The continuity correction comes up most often when we are using the normal approximation to the binomial. It comes up sometimes when we are approximating a Poisson distribution with large $\lambda$ by a normal.

Let $X$ be a binomially distributed random variable that represents the number of successes in $n$ independent trials, where the probability of success on ay trial is $p$. Let $Y$ be a normal random variable with the same mean and the same variance as $X$.

Suppose that $npq$ is not too small. Then if $k$ is an integer, $\Pr(X\le k)$ is reasonably well-approximated by $\Pr(Y\le k)$. It is ordinarily better approximated by $\Pr(Y\le k+\frac{1}{2})$. The difference can be significant when $n$ is not large. When $np(1-p)$ is big, say bigger than $100$, the continuity correction makes little practical difference.

The continuity correction is less important than it used to be. For with modern software, we can compute $\Pr(X\le k)$ essentially exactly.

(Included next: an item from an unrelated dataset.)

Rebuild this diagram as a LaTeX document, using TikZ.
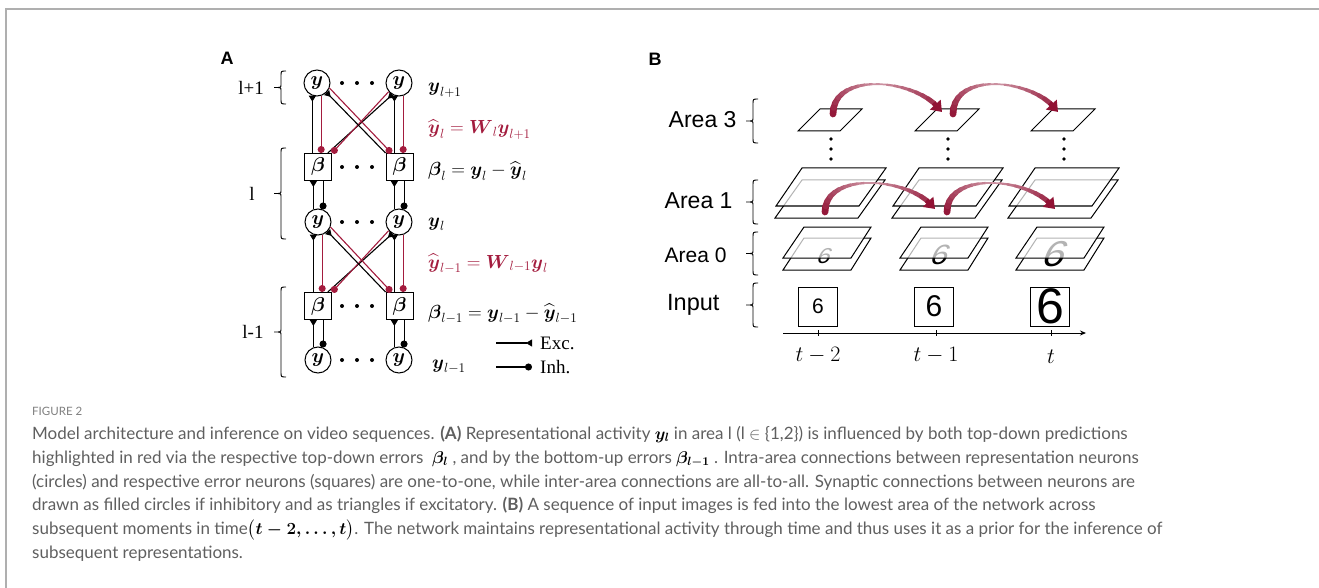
\RequirePackage{fix-cm}
\documentclass[tikz,border=0pt]{standalone}
\usepackage{amsmath}
\usepackage{amssymb}
\usepackage[no-math]{fontspec}
\setmainfont{Lato}
\newfontfamily\arialfont{Liberation Sans}
\newfontfamily\timesfont{Liberation Serif}
\usetikzlibrary{arrows.meta,positioning}
\usetikzlibrary{calc}

\definecolor{predred}{RGB}{163,28,62}
\definecolor{arcred}{RGB}{145,18,52}
\definecolor{capgray}{RGB}{95,95,95}
\definecolor{framegray}{RGB}{175,175,175}

% curly side brace: spine x, top y, bottom y
\newcommand{\sidebrace}[3]{%
  \draw[line width=0.9pt] (#1+5,#2) .. controls (#1,#2) .. (#1,#2+5)
    -- (#1,{(#2+#3)/2-3}) .. controls (#1,{(#2+#3)/2}) .. (#1-7,{(#2+#3)/2})
    .. controls (#1,{(#2+#3)/2}) .. (#1,{(#2+#3)/2+3})
    -- (#1,#3-5) .. controls (#1,#3) .. (#1+5,#3);}

% tapered red arc: start, end, rise
\newcommand{\redarc}[3]{%
  \foreach \k in {0,...,20}{
    \path (#1) .. controls +(0,-#3) and +(-22,{-0.75*#3}) .. (#2) coordinate[pos=\k/20] (arcq\k);
  }
  \foreach \k in {1,...,18}{
    \pgfmathsetmacro\tpos{(\k-0.5)/20}
    \pgfmathsetmacro\arcw{\tpos<0.5 ? 7-11*\tpos : 1.5+9*(\tpos-0.5)}
    \pgfmathtruncatemacro\arcmix{100-110*(0.5-abs(\tpos-0.5))}
    \pgfmathtruncatemacro\arcprev{\k-1}
    \draw[line width=\arcw pt, arcred!\arcmix!white, line cap=round] (arcq\arcprev) -- (arcq\k);
  }
  \draw[arcred, line width=5pt, -{Triangle[length=10pt,width=14pt]}] (arcq18) -- (arcq20);
}

\begin{document}
\begin{tikzpicture}[
    x=1pt, y=-1pt,
    neuron/.style={circle, draw, line width=1pt, minimum size=26pt, inner sep=0pt,
        font=\fontsize{20}{20}\selectfont},
    errnode/.style={rectangle, draw, line width=1pt, minimum size=27pt, inner sep=0pt,
        font=\fontsize{20}{20}\selectfont},
    conn/.style={line width=1.1pt},
    exc/.style={conn, -{Triangle[reversed,length=6pt,width=7pt]}},
    inh/.style={conn, -{Circle[length=7pt]}},
    pred/.style={conn, predred, -{Circle[length=7pt]}},
    eqlbl/.style={anchor=base west, inner sep=0pt, font=\fontsize{19}{19}\selectfont},
    lyr/.style={font=\timesfont\fontsize{19}{19}\selectfont},
    area/.style={anchor=east, font=\arialfont\fontsize{23}{23}\selectfont},
    plane/.style={draw, line width=1pt, fill=white, fill opacity=0.7},
    inbox/.style={draw, line width=1pt, minimum size=39pt, inner sep=0pt},
    capline/.style={anchor=base west, inner sep=0pt, text=capgray,
        font=\fontsize{17}{17}\selectfont},
]
\useasboundingbox (0,0) rectangle (1319,588);
\draw[framegray, line width=2pt] (6,588) -- (6,9.5) -- (1319,9.5);

% ---- panel A
\node[font=\arialfont\bfseries\fontsize{18}{18}\selectfont] (labA) at (227,58.5) {A};

\node[neuron] (yup1) at (317,83) {$\boldsymbol{y}$};
\node[neuron] (yup2) at (399,83) {$\boldsymbol{y}$};
\node[errnode] (bmid1) at (318,167) {$\boldsymbol{\beta}$};
\node[errnode] (bmid2) at (399.5,167) {$\boldsymbol{\beta}$};
\node[neuron] (ymid1) at (318,222) {$\boldsymbol{y}$};
\node[neuron] (ymid2) at (399,222) {$\boldsymbol{y}$};
\node[errnode] (blow1) at (318,306) {$\boldsymbol{\beta}$};
\node[errnode] (blow2) at (399.5,306) {$\boldsymbol{\beta}$};
\node[neuron] (ylow1) at (318,360) {$\boldsymbol{y}$};
\node[neuron] (ylow2) at (399,360) {$\boldsymbol{y}$};

\foreach \row in {83,167,222,306,360}
    \foreach \dx in {342,357,372}
        \fill (\dx,\row) circle (2);

% between areas
\foreach \yy/\bb in {yup/bmid, ymid/blow} {
    \foreach \c in {1,2} {
        \draw[exc] (\yy\c.-110 |- \bb\c.north) -- (\yy\c.-110);
        \draw[pred] (\yy\c.-72) -- (\yy\c.-72 |- \bb\c.north);
    }
    \draw[exc] (\bb1.55) -- (\yy2.-120);
    \draw[pred] (\yy2.-140) -- (\bb1.north east);
    \draw[exc] (\bb2.north west) -- (\yy1.-45);
    \draw[pred] (\yy1.-22) -- (\bb2.120);
}
% within an area
\foreach \bb/\yy in {bmid/ymid, blow/ylow} {
    \foreach \c in {1,2} {
        \draw[exc] (\yy\c.110) -- (\yy\c.110 |- \bb\c.south);
        \draw[inh] (\yy\c.68 |- \bb\c.south) -- (\yy\c.68);
    }
}

\sidebrace{281}{71}{104}
\sidebrace{281}{148}{239}
\sidebrace{281}{287}{377}
\node[lyr] (lyrup) at (251,88) {l+1};
\node[lyr] (lyrmid) at (252,194) {l};
\node[lyr] (lyrlow) at (253,332) {l-1};

\node[eqlbl] (eqyup) at (428,92) {$\boldsymbol{y}_{l+1}$};
\node[eqlbl, text=predred] (eqpup) at (428,134) {$\widehat{\boldsymbol{y}}_l = \boldsymbol{W}_l\boldsymbol{y}_{l+1}$};
\node[eqlbl] (eqbmid) at (428,176) {$\boldsymbol{\beta}_l = \boldsymbol{y}_l - \widehat{\boldsymbol{y}}_l$};
\node[eqlbl] (eqymid) at (428,226) {$\boldsymbol{y}_l$};
\node[eqlbl, text=predred] (eqplow) at (428,268) {$\widehat{\boldsymbol{y}}_{l-1} = \boldsymbol{W}_{l-1}\boldsymbol{y}_l$};
\node[eqlbl] (eqblow) at (428,318) {$\boldsymbol{\beta}_{l-1} = \boldsymbol{y}_{l-1} - \widehat{\boldsymbol{y}}_{l-1}$};
\node[eqlbl] (eqylow) at (432,368) {$\boldsymbol{y}_{l-1}$};

\coordinate (excA) at (496,343);
\coordinate (excB) at (532,343);
\coordinate (inhA) at (496,367);
\coordinate (inhB) at (532,367);
\draw[exc] (excA) -- (excB);
\draw[inh] (inhA) -- (inhB);
\node[lyr, anchor=west, right=8pt of excB, inner sep=0pt] (exctxt) {Exc.};
\node[lyr, anchor=west, right=8pt of inhB, inner sep=0pt] (inhtxt) {Inh.};

% ---- panel B
\node[font=\arialfont\bfseries\fontsize{18}{18}\selectfont] (labB) at (655,59) {B};

\node[area] (ar3) at (740,120) {Area 3};
\node[area] (ar1) at (736,201) {Area 1};
\node[area, font=\arialfont\fontsize{21}{21}\selectfont] (ar0) at (730,255) {Area 0};
\node[area, font=\arialfont\fontsize{23.5}{23.5}\selectfont] (arin) at (723,305) {Input};
\sidebrace{753}{99}{143}
\sidebrace{753}{180}{224}
\sidebrace{753}{232}{275}
\sidebrace{753}{283}{327}

\foreach \dx/\dsz/\dy in {0/24/256,117/31/255,233/40/254} {
    \draw[plane] (798+\dx,131) -- (840+\dx,131) -- (862+\dx,109) -- (820+\dx,109) -- cycle;
    \foreach \vd in {139,149,159}
        \fill (831+\dx,\vd) circle (1.9);
    \draw[plane] (775+\dx,218) -- (858+\dx,218) -- (885+\dx,180) -- (802+\dx,180) -- cycle;
    \draw[plane] (776+\dx,206) -- (859+\dx,206) -- (886+\dx,168) -- (802+\dx,168) -- cycle;
    \draw[plane] (783+\dx,270) -- (851+\dx,270) -- (871+\dx,238) -- (804+\dx,238) -- cycle;
    \begin{scope}[shift={(825+\dx*0.99,\dy)}, xslant=0.4, yscale=0.9]
        \node[transform shape, inner sep=0pt, font=\arialfont\fontsize{\dsz}{\dsz}\selectfont] at (0,0) {6};
    \end{scope}
    \draw[plane] (783+\dx,258) -- (851+\dx,258) -- (871+\dx,227) -- (804+\dx,227) -- cycle;
}

\node[inbox, font=\arialfont\fontsize{21}{21}\selectfont] (inp1) at (818,306.5) {6};
\node[inbox, font=\arialfont\fontsize{30}{30}\selectfont] (inp2) at (934,306.5) {6};
\node[inbox, font=\arialfont\fontsize{50}{50}\selectfont] (inp3) at (1050,306.5) {6};

\coordinate (tax0) at (783,333);
\coordinate (tax1) at (1086,333);
\draw[line width=0.9pt, -{Stealth[length=6pt,width=5pt]}] (tax0) -- (tax1);
\foreach \tx/\tl in {818/t-2, 936/t-1} {
    \draw[line width=0.9pt] (\tx,330) -- (\tx,336);
    \node[font=\fontsize{22}{22}\selectfont] at (\tx,355) {$\tl$};
}
\draw[line width=0.9pt] (1051,330) -- (1051,336);
\node[font=\fontsize{22}{22}\selectfont] (tnow) at (1051,357) {$t$};

\coordinate (a3s1) at (833,114);
\coordinate (a3e1) at (942,112);
\coordinate (a3s2) at (953,114);
\coordinate (a3e2) at (1058,112);
\coordinate (a1s1) at (825,212);
\coordinate (a1e1) at (935,209);
\coordinate (a1s2) at (947,212);
\coordinate (a1e2) at (1055,209);
\redarc{a3s1}{a3e1}{44}
\redarc{a3s2}{a3e2}{44}
\redarc{a1s1}{a1e1}{42}
\redarc{a1s2}{a1e2}{42}

% ---- caption
\node[anchor=base west, inner sep=0pt, text=capgray!80, font=\fontsize{11.5}{12}\selectfont] (figlab) at (32,415) {FIGURE 2};
\node[capline] (cap1) at (32,439) {Model architecture and inference on video sequences. \textbf{(A)} Representational activity {\color{black}$\boldsymbol{y_l}$} in area l (l $\in$ \{1,2\}) is influenced by both top-down predictions};
\node[capline] (cap2) at (32,463) {highlighted in red via the respective top-down errors\ \ {\color{black}$\boldsymbol{\beta_l}$}\ , and by the bottom-up errors {\color{black}$\boldsymbol{\beta_{l-1}}$}\ . Intra-area connections between representation neurons};
\node[capline] (cap3) at (32,487) {(circles) and respective error neurons (squares) are one-to-one, while inter-area connections are all-to-all. Synaptic connections between neurons are};
\node[capline] (cap4) at (32,510) {drawn as filled circles if inhibitory and as triangles if excitatory. \textbf{(B)} A sequence of input images is fed into the lowest area of the network across};
\node[capline] (cap5) at (32,534) {subsequent moments in time{\color{black}$\bigl(\boldsymbol{t-2,\ldots,t}\bigr)$}. The network maintains representational activity through time and thus uses it as a prior for the inference of};
\node[capline] (cap6) at (32,558) {subsequent representations.};
\end{tikzpicture}
\end{document}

It is easy to get confused when using the continuity correction. In particular, the question that you asked comes up: when do we add $\frac{1}{2}$, and when do we subtract? I deal with that by remembering only one rule. To repeat,

Rule: If $k$ is an integer, then $\Pr(X\le k)\approx \Pr(Y\le k+\frac{1}{2})$, where $Y$ is a normal with the same mean and variance as $X$.

Let us look at a couple of examples. Let $X$ have binomial distribution. Approximate the probability that $X\lt k$, where $k$ is an integer. This doesn't quite look like our Rule. Note we have $\lt k$, not $\le k$. But $X\lt k$ if and only if $X\le k-1$. Now we are of the right shape. The answer is, approximately, $\Pr(Y\le (k-1+\frac{1}{2}$, where $Y$ is the appropriate normal. This is $\Pr(Y\le k-\frac{1}{2}$, so in a sense we sutracted. But it all came from the one Rule, where we always add, but pay close attention to the difference between $\lt$ and $\le$.

What is the probability that $X\gt k$? This is $1-\Pr(X\le k)$. Thus we get that the result is approximately $1-\Pr(Y\le k+\frac{1}{2})$.

A numerical example: Toss a fair coin $100$ times. Approximate the probability that the number of heads is $\le 55$.

By working directly with the binomial, and software, I get this is, to $6$ figures, $0.864373$. That's the "right" answer.

Using $\Pr(Y\le 55)$, where $Y$ is normal mean $50$, standard deviation $5$, no continuity correction, I get the approximation $0.8413$.

Using the continuity correction, I get the approximation $0.8643$. I should really do a few other examples, the continuity correction is too good here!